With Spring comes the annual New England Young Writers Conference hosted at Middlebury College's Bread Loaf campus in Ripton, Vermont, the idyllic New England small town where renowned American poet Robert Frost once resided. And with the New England Young Writers Conference comes dozens of published writers invited to teach small groups of students, dozens more volunteers and directors who coordinate the program, and of course, the nearly three hundred student attendees admitted on the basis of a single, one-page writing sample, representing around twelve percent of the applicant pool.
May 2010 was the month when students from across New England arrived in Ripton, population 556, with their suitcases and notebooks, eager to write and to meet others like themselves who share a passion for the written (and spoken) word. Writing is an art form. One of the fine arts, it is often overlooked in favor of the drama of theater, the motion of dance, the sound of music, and the majesty of visual art, but writing is the art of sculpting words to craft impressions on the mind. It is the art of returning to the original intent and purpose of language, and finding within words a power unparalleled by any other art form.

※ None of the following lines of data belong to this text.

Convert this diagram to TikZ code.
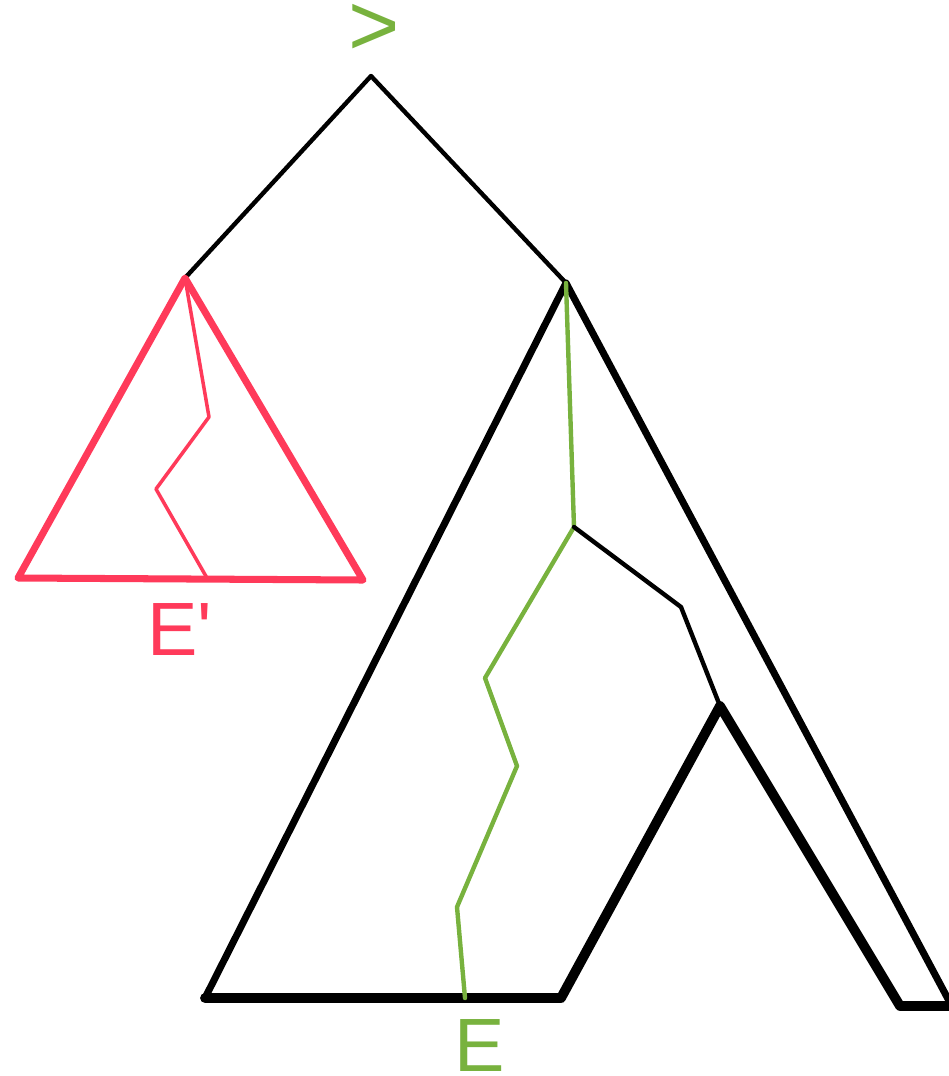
\documentclass[tikz,border=0pt]{standalone}
\usepackage{fontspec}
\setmainfont{Liberation Sans}
\usetikzlibrary{positioning}
\definecolor{treered}{HTML}{FF3A5A}
\definecolor{treegreen}{HTML}{78B23E}

\begin{document}
\begin{tikzpicture}[
  x=0.02cm, y=-0.02cm,
  line join=round, line cap=round,
  lbl/.style={font=\fontsize{43}{43}\selectfont, inner sep=0pt},
  edge/.style={draw=black, line width=2.5pt},
  side/.style={draw=black, line width=4pt},
  heavy/.style={draw=black, line width=5.6pt},
  sub/.style={draw=treered, line width=4pt},
  subpath/.style={draw=treered, line width=2pt},
  route/.style={draw=treegreen, line width=2.5pt}
]
  \useasboundingbox (0,0) rectangle (949,1076);
  \clip (0,0) rectangle (949,1076);

  % tree vertices
  \coordinate (root) at (371,76);
  \coordinate (lc) at (185,278);
  \coordinate (rc) at (566,283);

  % red subtree
  \coordinate (sl) at (18,578);
  \coordinate (sr) at (363,580);
  \coordinate (s1) at (209,417);
  \coordinate (s2) at (156,489);
  \coordinate (s3) at (207,578);

  % big subtree
  \coordinate (bl) at (205,998);
  \coordinate (bm) at (561,998);
  \coordinate (pk) at (720,706);
  \coordinate (br) at (900,1006);
  \coordinate (be) at (960,1006);
  \coordinate (re) at (955,1012);

  % green route
  \coordinate (g1) at (574,527);
  \coordinate (g2) at (485,678);
  \coordinate (g3) at (517,766);
  \coordinate (g4) at (457,907);
  \coordinate (g5) at (465,998);
  \coordinate (k1) at (681,607);

  % labels
  \node[lbl, font=\fontsize{50}{50}\selectfont, text=treegreen] (gt) at (374,30) {>};
  \node[lbl, text=treered] (elp) at (180,630) {E\textquotesingle};
  \node[lbl, text=treegreen] (el) at (480,1045) {E};

  % top edges
  \draw[edge] (lc) -- (root) -- (rc);

  % red triangle and path
  \draw[sub] (lc) -- (sl) -- (sr) -- cycle;
  \draw[subpath] (lc) -- (s1) -- (s2) -- (s3);

  % big triangle
  \draw[side] (rc) -- (bl);
  \draw[side] (rc) -- (re);
  \draw[heavy] (bl) -- (bm) -- (pk) -- (br) -- (be);

  % green route and branch
  \draw[route] (rc) -- (g1) -- (g2) -- (g3) -- (g4) -- (g5);
  \draw[edge] (g1) -- (k1) -- (pk);
\end{tikzpicture}
\end{document}
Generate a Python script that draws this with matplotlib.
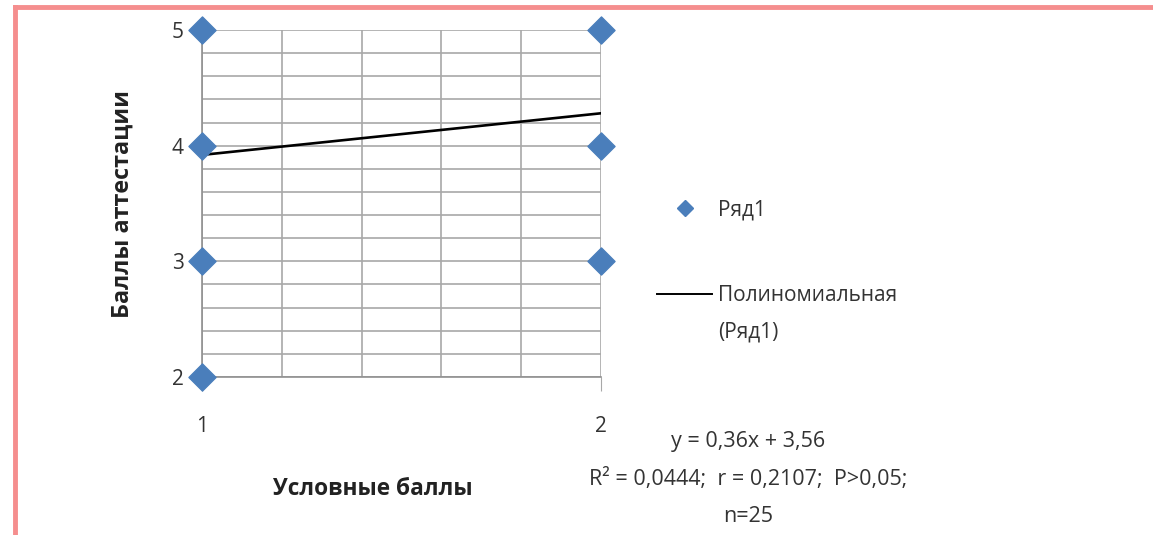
import matplotlib
matplotlib.use("Agg")
import matplotlib.pyplot as plt
from matplotlib.lines import Line2D
from matplotlib.ticker import MultipleLocator

# data
x_points = [1, 1, 1, 1, 2, 2, 2]
y_points = [5, 4, 3, 2, 5, 4, 3]
trend_x = [1, 2]
trend_y = [3.92, 4.28]
x_ticks = [1, 2]
y_ticks = [2, 3, 4, 5]
series_name = "Ряд1"
trend_name = "Полиномиальная"
eq_lines = ["y = 0,36x + 3,56",
            "R² = 0,0444;  r = 0,2107;  P>0,05;",
            "n=25"]

plt.rcParams["font.family"] = ["Open Sans", "DejaVu Sans"]

W, H = 1153, 535
fig = plt.figure(figsize=(W / 100, H / 100), dpi=100)
ax = fig.add_axes([202 / W, 1 - 377 / H, (601 - 202) / W, (377 - 30) / H])

blue = "#4A7EBB"
ax.scatter(x_points, y_points, marker="D", s=190, color=blue, zorder=5, clip_on=False)
ax.plot(trend_x, trend_y, color="black", lw=1.9, zorder=4)

ax.set_xlim(1, 2)
ax.set_ylim(2, 5)
ax.set_xticks(x_ticks)
ax.set_yticks(y_ticks)
ax.xaxis.set_minor_locator(MultipleLocator(0.2))
ax.yaxis.set_minor_locator(MultipleLocator(0.2))
ax.grid(which="both", color="#a8a8a8", lw=1.2)
ax.set_axisbelow(True)
for s in ["top", "right"]:
    ax.spines[s].set_visible(False)
for s in ["left", "bottom"]:
    ax.spines[s].set_color("#909090")
    ax.spines[s].set_linewidth(1.2)

ax.tick_params(axis="x", which="major", length=10, color="#a8a8a8", pad=18, labelsize=15, labelcolor="#333333")
ax.tick_params(axis="y", which="major", length=0, pad=13, labelsize=15, labelcolor="#333333")
ax.tick_params(which="minor", length=0)

ax.set_xlabel("Условные баллы", fontsize=16.3, fontweight="bold", color="#222222")
ax.xaxis.set_label_coords((373 - 202) / (601 - 202), -(477 - 377) / (377 - 30))
ax.set_ylabel("Баллы аттестации", fontsize=16.8, fontweight="bold", color="#222222")
ax.yaxis.set_label_coords(-(202 - 135) / (601 - 202), (377 - 204) / (377 - 30))

handles = [Line2D([], [], marker="D", ls="none", color=blue, markersize=8),
           Line2D([], [], color="black", lw=1.4)]
fig.legend(handles, [series_name, trend_name], loc="center left",
           bbox_to_anchor=(647 / W, 1 - 253 / H), frameon=False, fontsize=15,
           handlelength=2.6, handletextpad=0.3, labelspacing=3.1, borderpad=0,
           labelcolor="#333333")
fig.text(718 / W, 1 - 332 / H, "(" + series_name + ")", fontsize=15, color="#333333",
         va="center", ha="left")

for i, line in enumerate(eq_lines):
    fig.text(748 / W, 1 - (442 + 37.5 * i) / H, line, fontsize=15.5, color="#333333",
             ha="center", va="center")

# pink frame (top and left edges visible)
fig.add_artist(Line2D([15 / W, 15 / W], [0, 1 - 6.5 / H], transform=fig.transFigure,
                      color="#F58E8E", lw=3.5, solid_capstyle="projecting"))
fig.add_artist(Line2D([15 / W, 1], [1 - 6.5 / H, 1 - 6.5 / H], transform=fig.transFigure,
                      color="#F58E8E", lw=3.5, solid_capstyle="projecting"))

fig.savefig("out.png", dpi=100)
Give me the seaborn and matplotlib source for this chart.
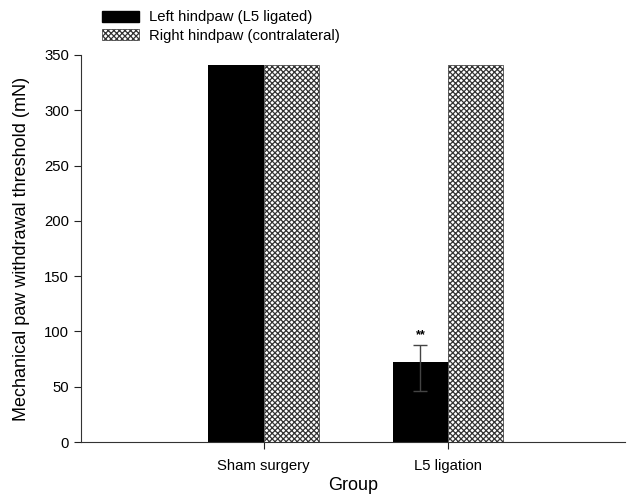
import pandas as pd
import numpy as np
import matplotlib
matplotlib.use('Agg')
import matplotlib.pyplot as plt
import matplotlib.patches as mpatches
import seaborn as sns

groups = ['Sham surgery', 'L5 ligation']
sides = ['Left hindpaw (L5 ligated)', 'Right hindpaw (contralateral)']
left_vals = [341, 72]
right_vals = [341, 341]
left_err_low = [0, 26]
left_err_high = [0, 16]

df = pd.DataFrame({
    'group': groups * 2,
    'side': [sides[0]] * 2 + [sides[1]] * 2,
    'value': left_vals + right_vals,
})

sns.set_style('ticks', {'text.color': 'black', 'axes.labelcolor': 'black',
                        'xtick.color': '#222222', 'ytick.color': '#222222'})
plt.rcParams['font.family'] = ['Liberation Sans', 'DejaVu Sans']
plt.rcParams['hatch.linewidth'] = 0.9

fig = plt.figure(figsize=(6.27, 4.95), dpi=100)
ax = fig.add_axes([0.129, 0.107, 0.868, 0.782])

sns.barplot(data=df, x='group', y='value', hue='side', order=groups, hue_order=sides,
            palette=['black', 'white'], width=0.6, errorbar=None, saturation=1,
            linewidth=0, ax=ax, legend=False)

# left bars are first, right bars second
bars = ax.patches
for p in bars[2:4]:
    p.set_hatch('xxxxxx')
    p.set_edgecolor('#333333')
    p.set_linewidth(0.5)

# error bar on ligated bar
lp = bars[1]
cx = lp.get_x() + lp.get_width() / 2
ax.errorbar([cx], [left_vals[1]], yerr=[[left_err_low[1]], [left_err_high[1]]],
            fmt='none', ecolor='#444444', elinewidth=1, capsize=5, capthick=1)
ax.text(cx, left_vals[1] + left_err_high[1] + 3, '**', ha='center', va='bottom',
        fontsize=9, fontweight='bold')

ax.set_xlim(-0.99, 1.96)
ax.set_ylim(0, 350)
ax.set_yticks(np.arange(0, 351, 50))
ax.tick_params(axis='both', direction='out', length=5, width=0.8, labelsize=10.7,
               labelcolor='black')
ax.tick_params(axis='x', pad=7)
ax.set_xlabel('Group', fontsize=13, labelpad=3)
ax.set_ylabel('Mechanical paw withdrawal threshold (mN)', fontsize=13)
ax.yaxis.set_label_coords(-0.094, 0.5)
sns.despine(ax=ax)
for s in ['left', 'bottom']:
    ax.spines[s].set_linewidth(0.8)
    ax.spines[s].set_color('#333333')

handles = [mpatches.Patch(facecolor='black', edgecolor='black', label=sides[0]),
           mpatches.Patch(facecolor='white', edgecolor='#333333', hatch='xxxxxx',
                          linewidth=0.5, label=sides[1])]
fig.legend(handles=handles, loc='upper left', bbox_to_anchor=(0.143, 1.003),
           frameon=False, fontsize=10.7, handlelength=2.5, handleheight=0.75,
           handletextpad=0.7, labelspacing=0.3, borderpad=0.3)

fig.savefig('out.png', dpi=100)
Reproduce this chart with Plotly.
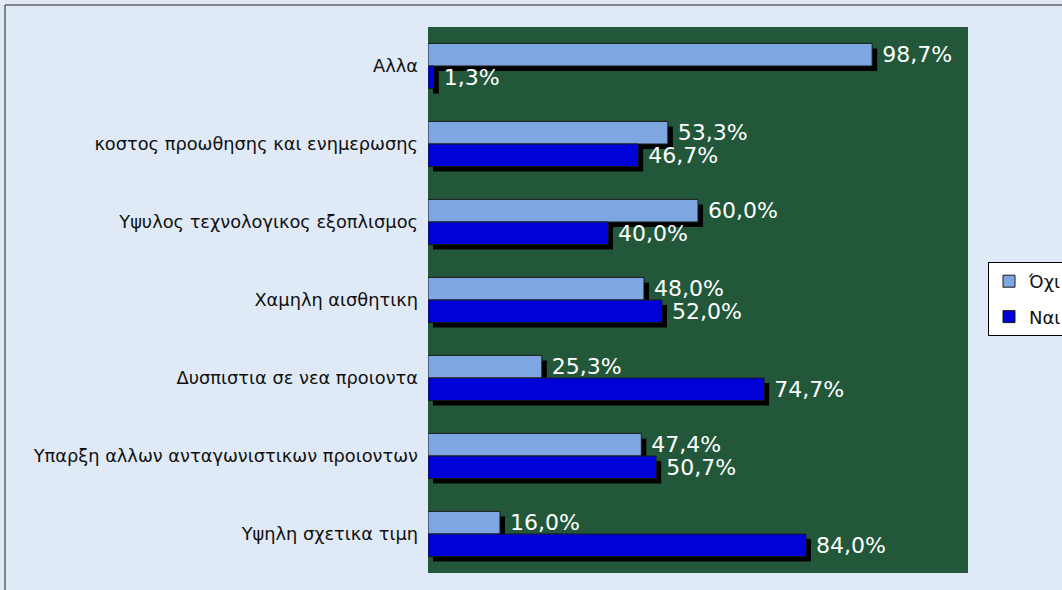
import plotly.graph_objects as go

categories = [
    "Αλλα",
    "κοστος προωθησης και ενημερωσης",
    "Υψυλος τεχνολογικος εξοπλισμος",
    "Χαμηλη αισθητικη",
    "Δυσπιστια σε νεα προιοντα",
    "Υπαρξη αλλων ανταγωνιστικων προιοντων",
    "Υψηλη σχετικα τιμη",
]
ochi = [98.7, 53.3, 60.0, 48.0, 25.3, 47.4, 16.0]
nai = [1.3, 46.7, 40.0, 52.0, 74.7, 50.7, 84.0]
series_names = ["Όχι", "Ναι"]

W, H = 1062, 590
SH = 5  # shadow offset in px
L, T = 428, 27
R, B = W - 968 - SH, H - 573 - SH
pw, ph = W - L - R, H - T - B
sx, sy = SH / pw, SH / ph
xmax = 120
FONT = "DejaVu Sans, Open Sans, sans-serif"

fig = go.Figure()

# shadows (subplot x/y, shifted right and down)
for vals in (ochi, nai):
    fig.add_trace(go.Bar(
        y=categories, x=vals, orientation="h", xaxis="x", yaxis="y",
        marker=dict(color="#000000", line=dict(width=0)),
        showlegend=False, hoverinfo="skip", cliponaxis=False,
    ))

fig.add_trace(go.Bar(
    y=categories, x=ochi, orientation="h", name=series_names[0],
    xaxis="x2", yaxis="y2", legendgroup="a",
    marker=dict(color="#7ea6e0", line=dict(color="#1a1a1a", width=1)),
    texttemplate=" %{x:.1f}%", textposition="outside", constraintext="none",
    textfont=dict(color="white", size=22, family=FONT),
    cliponaxis=False, hoverinfo="skip",
))
fig.add_trace(go.Bar(
    y=categories, x=nai, orientation="h", name=series_names[1],
    xaxis="x2", yaxis="y2", legendgroup="b",
    marker=dict(color="#0000d8", line=dict(color="#1a1a1a", width=1)),
    texttemplate=" %{x:.1f}%", textposition="outside", constraintext="none",
    textfont=dict(color="white", size=22, family=FONT),
    cliponaxis=False, hoverinfo="skip",
))

axis_common = dict(showgrid=False, zeroline=False, showline=False, ticks="")
fig.update_layout(
    width=W, height=H,
    margin=dict(l=L, r=R, t=T, b=B),
    paper_bgcolor="#dfeaf6",
    plot_bgcolor="rgba(0,0,0,0)",
    separators=", ",
    barmode="group",
    bargap=0.42,
    bargroupgap=0,
    xaxis=dict(domain=[sx, 1], range=[0, xmax], showticklabels=False, **axis_common),
    yaxis=dict(domain=[0, 1 - sy], autorange="reversed", showticklabels=False,
               anchor="x", **axis_common),
    xaxis2=dict(domain=[0, 1 - sx], range=[0, xmax], showticklabels=False,
                anchor="y2", **axis_common),
    yaxis2=dict(domain=[sy, 1], autorange="reversed", anchor="x2",
                ticklabelstandoff=9,
                tickfont=dict(color="#111111", size=17.8, family=FONT),
                **axis_common),
    legend=dict(
        xref="container", yref="container",
        x=988 / W, y=1 - 262 / H, xanchor="left", yanchor="top",
        bgcolor="white", bordercolor="black", borderwidth=1,
        font=dict(size=18, color="#111111", family=FONT),
        traceorder="grouped", itemwidth=30, tracegroupgap=9,
    ),
    shapes=[
        dict(type="rect", xref="paper", yref="paper", x0=0, x1=1 - sx, y0=sy, y1=1,
             line=dict(width=0), fillcolor="#22573a", layer="below"),
        dict(type="rect", xref="paper", yref="paper",
             x0=(5 - L) / pw, x1=(W + 20 - L) / pw,
             y0=1 + (T - 5) / ph, y1=-(B + 20) / ph,
             line=dict(color="#222222", width=1), fillcolor="rgba(0,0,0,0)", layer="below"),
    ],
)

fig.write_html("out.html", config={"displayModeBar": False},
               post_script="document.body.style.margin='0';")
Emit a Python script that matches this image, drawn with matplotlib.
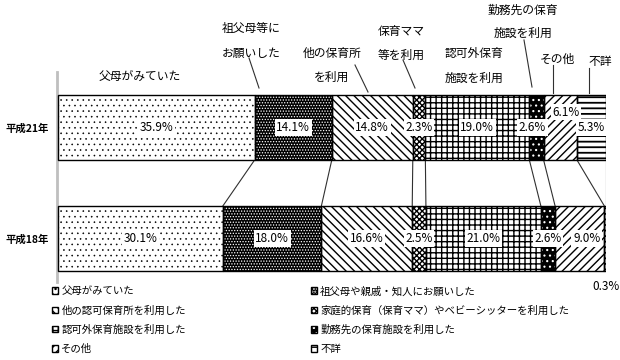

And so, like the other fine arts, writing takes many forms and subgenres, to create a diverse array of possibilities of transforming mere words into writing. There are those who craft what is called poetry. Others write of their own lives, in a form called memoir. Still others craft stories and characters in prose. These three overarching categories themselves are not wholly representative of the possibilities of form in writing, but even so, they hold within themselves further possibilities. Because that's what art is: possibility. It is the possibility of something greater than the self, something greater than the mind of the writer, that at once connects the writer with the reader and the world around them, and yet brings an enlightened sense of reason to what would otherwise be mere sentimentality for its own sake. This then is what makes writing an art - it draws the reader and the writer into a world separate from our own, and yet innately connected, and it stands on its own in literary testament to the lives we have lived, and the lives we can only dream of constructing for ourselves.
This is what we learned while at Bread Loaf. To think of writing as a solitary endeavor is selfish. By its very nature, writing demands companionship. The writer and the reader are inextricably connected, and the words on the page are a bridge between them. To this end, we have endeavored to create this collaborative blog as a way of sharing our musings with the wider world. Whether our words will be remembered or read is another matter, but the purpose of these shared musings is not to garner hollow fame or readership, but to offer our artful creations, our literary sculptures, for all to see, as a gift for ourselves and the world around us.